2017-04-11

Courage and Fear, and a Mundane Lesson

 I had a lesson in my everyday life recently that reminded me how to step around fear.



I had been holding onto a letter for a long time. It had arrived in my mailbox after a few interchanges by mail where I revealed some personal details, and then worried that I had revealed too much or pushed the other person too much. So when this letter came in the mail, I had set it aside. I was going to read and respond to it.

And this continued. For a year. And another. And another. And more. Finally, a few weeks ago, after 9 years had gone by, I finally opened the letter. Was there any angry, judgmental, or pushy message? No. It was a Christmas card, and a general Christmas letter. I laughed at myself, to have let this hang over me for so long.

This is a mundane story, but I think it has a few broader lessons.

First, I let this hang over me, partly out of business, and partly out of fear, for one reason or another. I kept on pushing it aside, but never tossing it out, so it was always there, hiding in the periphery of my consciousness. In some ways, it's a lucky experience to have such a petty fear to worry about. Many people fear much worse. But it was still something that I allowed to hold power over me. And in the end, I couldn't avoid it. It was something I needed to address.

What I found when I did address it, that provides a second lesson. Namely, things are usually not as bad as I fear. I first learned this lesson when 9/11 happened. My mind invented a lot of fears. But I stayed conscious of them. In the end, what came to pass was a lot less bad than what I imagined. It was a lesson for me that I can imagine much worse than what turns out to be reality. This letter I had for 9 years, that is another such lesson. More often than not, these fears are paper tigers.

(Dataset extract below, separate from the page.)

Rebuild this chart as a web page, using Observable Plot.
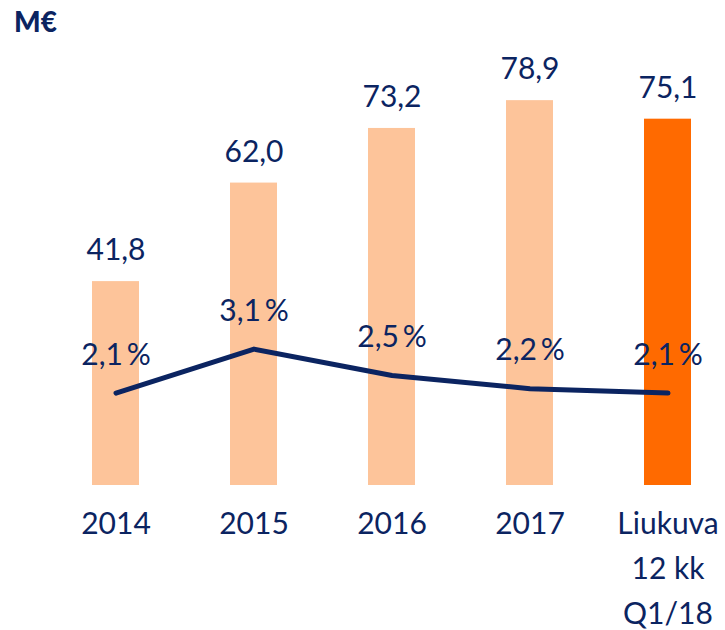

But fear is real. Fear is a survival instinct; fear can drive behavior that keeps us alive. The important thing is to acknowledge the fear. Because when you do that, you can start to take away its power over you. You become a conscious actor. When you acknowledge your fear, you can choose to retreat from it, or to step around it. You can recognize when others (especially politicians) are playing on your fears, and you can say "No!"

To be conscious of fear, for me this idea is another lesson. Namely, that courage does not have to mean the elimination of fear. Instead, courage can take the form of determination to act, while in acknowledgement of fear.

As you live your life, live it with courage. When you find yourself fearful, try to list your fears, and write them down. Think through them. And then use your courage to keep on going. Because you've got too much to do. Your life is too important to let yourself be controlled by random fears. You don't have to eliminate them (although it is nice to do so) but you don't need to let them control you either.